• _Given exercise_:
All lines in the records below from the line with "Convert this chart" through the line with "const chanceLevel = 50;" are to be given again exactly, both ends included; the pictures are to be left out.

• _Dataset rows_:

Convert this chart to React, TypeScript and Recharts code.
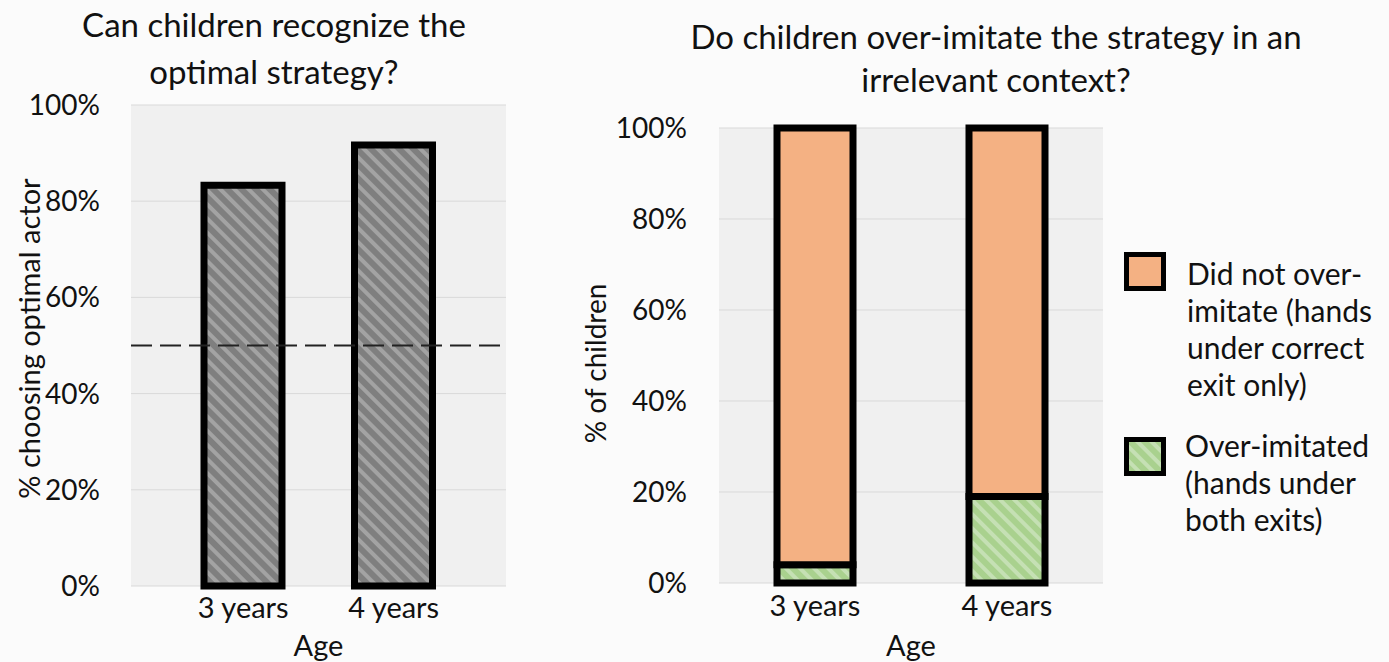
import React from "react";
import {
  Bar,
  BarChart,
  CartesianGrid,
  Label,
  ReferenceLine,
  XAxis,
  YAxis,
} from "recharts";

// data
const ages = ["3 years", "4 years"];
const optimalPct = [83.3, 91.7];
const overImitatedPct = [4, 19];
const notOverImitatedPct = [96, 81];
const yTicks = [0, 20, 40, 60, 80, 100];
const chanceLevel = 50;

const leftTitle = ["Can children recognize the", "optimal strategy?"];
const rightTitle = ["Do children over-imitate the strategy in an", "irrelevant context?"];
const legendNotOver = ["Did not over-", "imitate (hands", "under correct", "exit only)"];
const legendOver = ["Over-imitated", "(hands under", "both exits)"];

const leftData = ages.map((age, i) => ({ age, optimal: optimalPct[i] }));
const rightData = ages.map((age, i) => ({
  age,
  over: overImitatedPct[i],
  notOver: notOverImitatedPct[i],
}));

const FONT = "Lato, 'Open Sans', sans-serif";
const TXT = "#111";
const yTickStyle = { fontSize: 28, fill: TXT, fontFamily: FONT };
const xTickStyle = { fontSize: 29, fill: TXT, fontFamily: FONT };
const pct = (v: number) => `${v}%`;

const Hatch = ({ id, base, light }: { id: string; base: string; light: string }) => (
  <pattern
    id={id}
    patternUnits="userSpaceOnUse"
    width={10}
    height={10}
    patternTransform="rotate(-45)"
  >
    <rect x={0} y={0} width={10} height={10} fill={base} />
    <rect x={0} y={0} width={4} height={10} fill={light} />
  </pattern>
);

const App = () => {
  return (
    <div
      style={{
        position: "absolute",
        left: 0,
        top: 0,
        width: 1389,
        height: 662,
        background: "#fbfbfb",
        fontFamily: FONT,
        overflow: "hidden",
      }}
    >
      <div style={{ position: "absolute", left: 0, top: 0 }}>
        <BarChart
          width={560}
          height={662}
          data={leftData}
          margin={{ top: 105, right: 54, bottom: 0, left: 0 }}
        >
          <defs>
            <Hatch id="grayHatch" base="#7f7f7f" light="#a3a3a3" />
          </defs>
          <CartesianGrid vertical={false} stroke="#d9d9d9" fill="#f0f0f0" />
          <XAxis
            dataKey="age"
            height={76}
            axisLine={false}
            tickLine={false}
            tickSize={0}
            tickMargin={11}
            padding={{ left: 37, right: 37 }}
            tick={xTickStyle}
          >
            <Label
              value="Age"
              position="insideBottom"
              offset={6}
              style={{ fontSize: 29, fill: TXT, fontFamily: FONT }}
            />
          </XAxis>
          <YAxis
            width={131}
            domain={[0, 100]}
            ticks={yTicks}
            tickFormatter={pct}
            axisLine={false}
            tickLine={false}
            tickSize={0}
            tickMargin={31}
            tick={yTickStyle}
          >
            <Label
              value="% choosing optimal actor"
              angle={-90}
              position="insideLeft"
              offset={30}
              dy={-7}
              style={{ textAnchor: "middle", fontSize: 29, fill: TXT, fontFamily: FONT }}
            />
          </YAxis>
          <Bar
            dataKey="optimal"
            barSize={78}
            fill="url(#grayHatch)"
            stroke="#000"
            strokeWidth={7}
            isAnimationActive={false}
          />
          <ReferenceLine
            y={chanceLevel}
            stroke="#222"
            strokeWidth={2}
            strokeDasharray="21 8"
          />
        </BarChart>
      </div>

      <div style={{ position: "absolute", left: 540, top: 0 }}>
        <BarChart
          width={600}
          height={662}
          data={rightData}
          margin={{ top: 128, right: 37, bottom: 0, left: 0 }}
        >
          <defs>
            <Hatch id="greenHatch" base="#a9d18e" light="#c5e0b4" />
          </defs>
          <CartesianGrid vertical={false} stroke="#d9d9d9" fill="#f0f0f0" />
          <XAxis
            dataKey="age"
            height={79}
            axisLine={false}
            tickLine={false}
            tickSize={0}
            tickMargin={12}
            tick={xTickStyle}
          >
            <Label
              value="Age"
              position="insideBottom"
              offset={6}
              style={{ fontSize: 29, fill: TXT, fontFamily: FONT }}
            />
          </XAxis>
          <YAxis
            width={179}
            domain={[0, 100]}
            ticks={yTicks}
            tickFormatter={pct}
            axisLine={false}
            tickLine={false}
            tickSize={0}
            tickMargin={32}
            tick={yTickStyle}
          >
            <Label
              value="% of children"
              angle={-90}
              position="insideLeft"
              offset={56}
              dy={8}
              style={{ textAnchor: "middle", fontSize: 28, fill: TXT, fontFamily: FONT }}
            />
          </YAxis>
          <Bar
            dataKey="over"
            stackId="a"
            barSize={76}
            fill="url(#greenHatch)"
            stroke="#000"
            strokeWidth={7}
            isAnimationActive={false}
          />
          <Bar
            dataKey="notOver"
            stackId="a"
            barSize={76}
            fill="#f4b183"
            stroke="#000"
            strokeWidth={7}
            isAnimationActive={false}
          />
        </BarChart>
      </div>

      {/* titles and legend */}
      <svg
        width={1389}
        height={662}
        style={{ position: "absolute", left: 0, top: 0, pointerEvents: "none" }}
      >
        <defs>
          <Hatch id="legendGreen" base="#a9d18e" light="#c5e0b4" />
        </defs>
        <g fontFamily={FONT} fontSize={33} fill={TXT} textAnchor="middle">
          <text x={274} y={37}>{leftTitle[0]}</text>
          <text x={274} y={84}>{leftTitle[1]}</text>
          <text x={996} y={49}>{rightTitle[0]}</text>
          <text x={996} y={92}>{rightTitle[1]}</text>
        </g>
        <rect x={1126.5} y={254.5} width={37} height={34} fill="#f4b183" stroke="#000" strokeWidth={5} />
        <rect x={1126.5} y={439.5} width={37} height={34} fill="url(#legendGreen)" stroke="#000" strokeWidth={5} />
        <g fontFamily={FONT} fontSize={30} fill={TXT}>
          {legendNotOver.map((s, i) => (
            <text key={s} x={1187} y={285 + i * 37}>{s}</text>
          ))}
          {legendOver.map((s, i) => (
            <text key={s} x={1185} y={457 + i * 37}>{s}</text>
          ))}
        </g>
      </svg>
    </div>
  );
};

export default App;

* * *

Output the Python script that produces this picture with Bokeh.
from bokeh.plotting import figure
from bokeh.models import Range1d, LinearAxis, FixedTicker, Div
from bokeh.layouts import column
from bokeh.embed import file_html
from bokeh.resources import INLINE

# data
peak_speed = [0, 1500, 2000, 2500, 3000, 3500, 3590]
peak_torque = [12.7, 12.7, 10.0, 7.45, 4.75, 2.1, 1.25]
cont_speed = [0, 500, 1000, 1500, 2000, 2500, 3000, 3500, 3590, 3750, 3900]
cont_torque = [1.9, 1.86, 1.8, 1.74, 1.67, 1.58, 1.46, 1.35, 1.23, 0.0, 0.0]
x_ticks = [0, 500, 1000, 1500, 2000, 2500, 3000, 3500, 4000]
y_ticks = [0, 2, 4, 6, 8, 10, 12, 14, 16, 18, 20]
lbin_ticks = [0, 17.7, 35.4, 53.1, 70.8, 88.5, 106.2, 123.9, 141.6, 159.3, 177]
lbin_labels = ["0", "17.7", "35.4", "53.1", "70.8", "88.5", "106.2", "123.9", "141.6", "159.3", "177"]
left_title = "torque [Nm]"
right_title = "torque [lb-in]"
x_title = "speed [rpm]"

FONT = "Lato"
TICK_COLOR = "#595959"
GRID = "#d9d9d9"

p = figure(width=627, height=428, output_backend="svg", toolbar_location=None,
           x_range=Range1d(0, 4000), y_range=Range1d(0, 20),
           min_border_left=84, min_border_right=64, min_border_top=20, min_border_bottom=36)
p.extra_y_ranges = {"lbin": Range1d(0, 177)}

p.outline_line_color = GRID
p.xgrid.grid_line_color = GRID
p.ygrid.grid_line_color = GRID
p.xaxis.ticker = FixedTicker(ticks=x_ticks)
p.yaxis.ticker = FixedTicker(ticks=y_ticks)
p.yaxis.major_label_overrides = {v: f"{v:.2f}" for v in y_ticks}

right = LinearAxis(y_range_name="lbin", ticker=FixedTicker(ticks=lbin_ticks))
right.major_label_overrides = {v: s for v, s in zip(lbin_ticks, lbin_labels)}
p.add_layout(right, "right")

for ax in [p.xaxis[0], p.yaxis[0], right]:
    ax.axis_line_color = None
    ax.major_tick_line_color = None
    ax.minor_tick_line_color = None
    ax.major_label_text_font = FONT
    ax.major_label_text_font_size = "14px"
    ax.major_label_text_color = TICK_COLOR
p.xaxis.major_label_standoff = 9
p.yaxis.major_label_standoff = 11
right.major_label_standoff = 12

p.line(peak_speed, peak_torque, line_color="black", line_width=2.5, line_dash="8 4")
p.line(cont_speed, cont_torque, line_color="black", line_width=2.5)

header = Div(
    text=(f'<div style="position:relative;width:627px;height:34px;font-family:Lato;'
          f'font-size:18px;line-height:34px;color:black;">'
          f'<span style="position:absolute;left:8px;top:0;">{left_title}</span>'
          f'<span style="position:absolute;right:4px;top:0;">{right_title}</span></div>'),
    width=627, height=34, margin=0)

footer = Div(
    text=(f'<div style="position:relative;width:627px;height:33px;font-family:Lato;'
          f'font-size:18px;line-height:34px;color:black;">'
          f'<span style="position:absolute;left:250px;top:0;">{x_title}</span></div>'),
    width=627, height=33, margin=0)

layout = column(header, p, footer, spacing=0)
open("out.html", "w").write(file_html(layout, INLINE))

--

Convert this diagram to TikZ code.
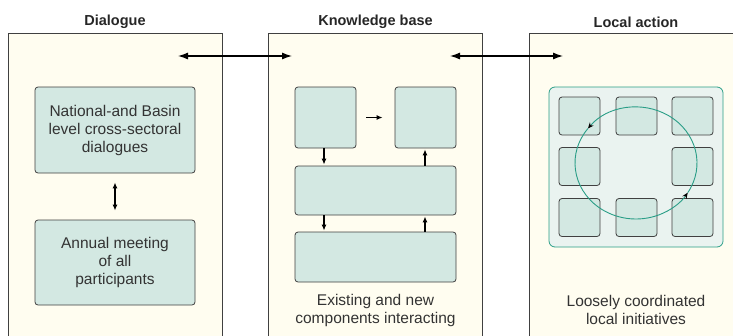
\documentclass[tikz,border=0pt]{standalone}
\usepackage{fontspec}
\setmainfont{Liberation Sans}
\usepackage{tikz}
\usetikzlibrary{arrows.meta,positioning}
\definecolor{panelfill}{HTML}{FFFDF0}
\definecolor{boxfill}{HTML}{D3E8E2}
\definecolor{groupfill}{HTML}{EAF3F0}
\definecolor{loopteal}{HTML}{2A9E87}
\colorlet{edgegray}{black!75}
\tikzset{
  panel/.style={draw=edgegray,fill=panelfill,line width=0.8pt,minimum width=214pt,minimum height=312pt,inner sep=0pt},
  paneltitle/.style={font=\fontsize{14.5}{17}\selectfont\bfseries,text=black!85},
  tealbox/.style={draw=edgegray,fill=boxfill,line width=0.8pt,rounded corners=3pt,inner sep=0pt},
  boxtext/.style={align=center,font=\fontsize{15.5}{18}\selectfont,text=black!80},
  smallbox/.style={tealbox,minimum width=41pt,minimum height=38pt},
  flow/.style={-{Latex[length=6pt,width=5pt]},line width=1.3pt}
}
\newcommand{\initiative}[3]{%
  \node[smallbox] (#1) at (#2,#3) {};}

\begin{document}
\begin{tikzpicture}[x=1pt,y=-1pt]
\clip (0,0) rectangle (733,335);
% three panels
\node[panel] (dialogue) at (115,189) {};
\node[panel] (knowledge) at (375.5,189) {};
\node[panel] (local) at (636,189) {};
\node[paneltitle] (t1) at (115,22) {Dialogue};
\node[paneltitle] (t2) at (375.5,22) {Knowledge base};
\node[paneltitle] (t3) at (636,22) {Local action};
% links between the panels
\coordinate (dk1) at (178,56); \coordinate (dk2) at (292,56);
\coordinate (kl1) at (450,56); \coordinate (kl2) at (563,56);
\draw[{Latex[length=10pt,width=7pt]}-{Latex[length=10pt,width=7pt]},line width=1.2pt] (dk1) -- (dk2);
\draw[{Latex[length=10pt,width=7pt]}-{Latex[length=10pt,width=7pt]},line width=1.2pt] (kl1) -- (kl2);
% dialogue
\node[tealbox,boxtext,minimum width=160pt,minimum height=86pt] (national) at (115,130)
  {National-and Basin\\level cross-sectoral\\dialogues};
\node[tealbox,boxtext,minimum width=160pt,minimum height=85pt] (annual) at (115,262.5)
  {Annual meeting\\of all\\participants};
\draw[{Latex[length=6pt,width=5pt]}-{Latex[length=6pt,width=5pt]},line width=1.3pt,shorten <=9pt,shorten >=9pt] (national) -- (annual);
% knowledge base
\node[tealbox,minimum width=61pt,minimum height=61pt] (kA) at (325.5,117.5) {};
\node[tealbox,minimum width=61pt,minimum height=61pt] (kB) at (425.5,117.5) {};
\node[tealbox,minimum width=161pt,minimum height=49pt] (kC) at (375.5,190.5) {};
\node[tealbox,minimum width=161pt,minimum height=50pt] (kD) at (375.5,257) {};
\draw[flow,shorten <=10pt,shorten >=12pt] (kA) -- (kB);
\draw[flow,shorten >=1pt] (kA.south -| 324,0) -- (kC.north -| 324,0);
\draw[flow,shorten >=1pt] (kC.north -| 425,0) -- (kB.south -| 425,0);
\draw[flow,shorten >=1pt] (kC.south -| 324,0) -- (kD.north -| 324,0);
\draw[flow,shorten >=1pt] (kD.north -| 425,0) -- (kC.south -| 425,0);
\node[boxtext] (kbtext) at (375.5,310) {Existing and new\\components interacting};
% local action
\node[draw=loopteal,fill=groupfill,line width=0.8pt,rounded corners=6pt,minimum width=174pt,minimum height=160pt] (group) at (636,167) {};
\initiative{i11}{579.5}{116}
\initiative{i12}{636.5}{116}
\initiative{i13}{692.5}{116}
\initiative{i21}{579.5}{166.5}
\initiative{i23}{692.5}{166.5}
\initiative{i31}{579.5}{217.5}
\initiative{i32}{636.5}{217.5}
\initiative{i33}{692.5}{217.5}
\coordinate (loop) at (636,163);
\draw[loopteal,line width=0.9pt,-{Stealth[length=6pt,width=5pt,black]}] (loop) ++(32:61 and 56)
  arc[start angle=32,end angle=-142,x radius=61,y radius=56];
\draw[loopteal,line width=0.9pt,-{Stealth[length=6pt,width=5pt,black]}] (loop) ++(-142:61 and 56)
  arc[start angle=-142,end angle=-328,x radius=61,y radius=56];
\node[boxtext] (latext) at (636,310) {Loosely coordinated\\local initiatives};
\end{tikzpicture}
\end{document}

• _Result of the exercise_:
Convert this chart to React, TypeScript and Recharts code.
import React from "react";
import {
  Bar,
  BarChart,
  CartesianGrid,
  Label,
  ReferenceLine,
  XAxis,
  YAxis,
} from "recharts";

// data
const ages = ["3 years", "4 years"];
const optimalPct = [83.3, 91.7];
const overImitatedPct = [4, 19];
const notOverImitatedPct = [96, 81];
const yTicks = [0, 20, 40, 60, 80, 100];
const chanceLevel = 50;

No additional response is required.